If Lam is the prime mover behind a more sophisticated approach to Canto-Rock, Big A take this music genre back to the basics, screaming out his risque, hard-core lyrics in a gin-soaked voice reminiscent of Rod Stewart at his most rough, tough, street-wise level.
On his first album for CBS Sony, the artist tackled the rituals of Chai Mui, the Chinese drinking game whereas Buttons and Bows, once a hit for Doris Day, was transformed into a song about alcoholism, called in Chinese, I'm Not Drunk.
Also making their presence felt today are artists like Roman Tam, a flamboyant personality who has been described as a Chinese version of Liberace, Paula Tsui and Adam Cheng, all of whom are providing Chinese record buyers with an alternative to rauchy Canto-Rock by recording saccharine-soaked sentimentality, strings taking the place of guitars, brass taking the place of do-wops Man-Yee-Lo-style Canto-Pop, if you like.
As for Sam Hui, the person who renewed this interest in Cantonese music almost overnight, well, he's too busy to be worried about any competition.

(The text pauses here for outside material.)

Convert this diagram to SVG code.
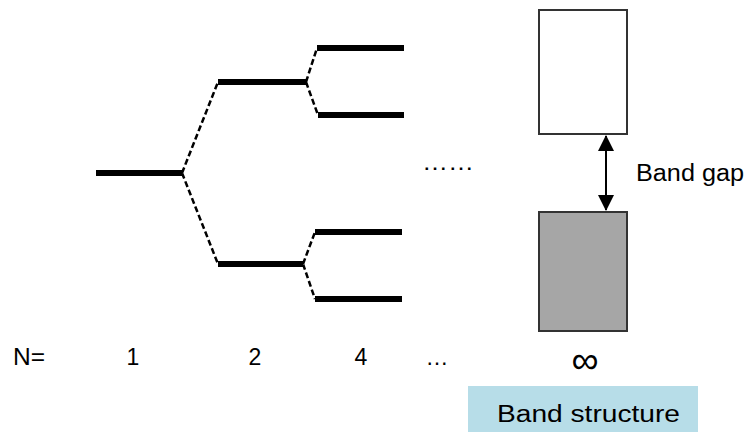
<svg xmlns="http://www.w3.org/2000/svg" width="747" height="432" viewBox="0 0 747 432">
<style>
.lvl{stroke:#000;stroke-width:6;fill:none}
.dash{stroke:#000;stroke-width:2.5;stroke-dasharray:6 3;fill:none}
.band{stroke:#333;stroke-width:2}
.t{font-family:"Liberation Sans",Arial,sans-serif;font-size:23px;fill:#000}
</style>
<defs>
<marker id="ah" viewBox="0 0 16 16" markerWidth="16" markerHeight="16" refX="15" refY="8" orient="auto-start-reverse" markerUnits="userSpaceOnUse">
<path d="M0,0 L16,8 L0,16 Z" fill="#000"/>
</marker>
</defs>
<rect width="747" height="432" fill="#fff"/>
<g id="connectors">
<path class="dash" d="M182,173 L218,82 M182,173 L218,264 M306,82 L317,48 M306,82 L318,115 M303,264 L315,232 M303,264 L315,299"/>
<line x1="606" y1="136" x2="606" y2="210" stroke="#000" stroke-width="2" marker-start="url(#ah)" marker-end="url(#ah)"/>
</g>
<g id="n1"><line class="lvl" x1="96" y1="173" x2="182" y2="173"/></g>
<g id="n2a"><line class="lvl" x1="218" y1="82" x2="306" y2="82"/></g>
<g id="n2b"><line class="lvl" x1="218" y1="264" x2="303" y2="264"/></g>
<g id="n4a"><line class="lvl" x1="317" y1="48" x2="404" y2="48"/></g>
<g id="n4b"><line class="lvl" x1="318" y1="115" x2="404" y2="115"/></g>
<g id="n4c"><line class="lvl" x1="315" y1="232" x2="402" y2="232"/></g>
<g id="n4d"><line class="lvl" x1="315" y1="299" x2="402" y2="299"/></g>
<g id="conduction"><rect class="band" x="539" y="10" width="88" height="124" fill="#fff"/></g>
<g id="valence"><rect class="band" x="539" y="212" width="88" height="119" fill="#a6a6a6"/></g>
<g id="dots"><text class="t" x="422" y="170" textLength="52" lengthAdjust="spacingAndGlyphs">……</text></g>
<g id="gaplabel"><text class="t" x="636" y="181" textLength="108" lengthAdjust="spacingAndGlyphs">Band gap</text></g>
<g id="axis">
<text class="t" x="13" y="365" textLength="32" lengthAdjust="spacingAndGlyphs">N=</text>
<text class="t" x="133" y="365" text-anchor="middle">1</text>
<text class="t" x="255" y="365" text-anchor="middle">2</text>
<text class="t" x="361" y="365" text-anchor="middle">4</text>
<text class="t" x="437" y="365" text-anchor="middle">…</text>
<text class="t" x="585" y="373" text-anchor="middle" style="font-size:38px">∞</text>
</g>
<g id="bandstructure">
<rect x="468" y="386" width="230" height="46" fill="#b7dde8"/>
<text class="t" x="497" y="422" textLength="183" lengthAdjust="spacingAndGlyphs">Band structure</text>
</g>
</svg>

"I'm changing all the time as far as my recordings are concerned," he says. "I always make a survey of the market before I record an album, listen to all the Cantonese songs released at that particular time and then look for areas I can improve on. This whole Canto-Rock thing is still so new to me. I feel that we can still do a great deal more with it. Which is why I experimented with instruments like the pipa, the tsang and even Chinese flutest on The Contract. As for my new album, I think it will be more politically aware, lyrically, than my previous recordings. There's a song on it for instance, called Where Is My Home? which is about a young guy contemplating the insecurities of living in an ever-changing city like Hongkong. What will never change however is my music. It will always be about what I care the most ... and that is Hongkong and its people."
Hans Ebert, "Canto-Rock, the new idiom in pop music," South China Morning Post, 4 Nov 1979, p. 16.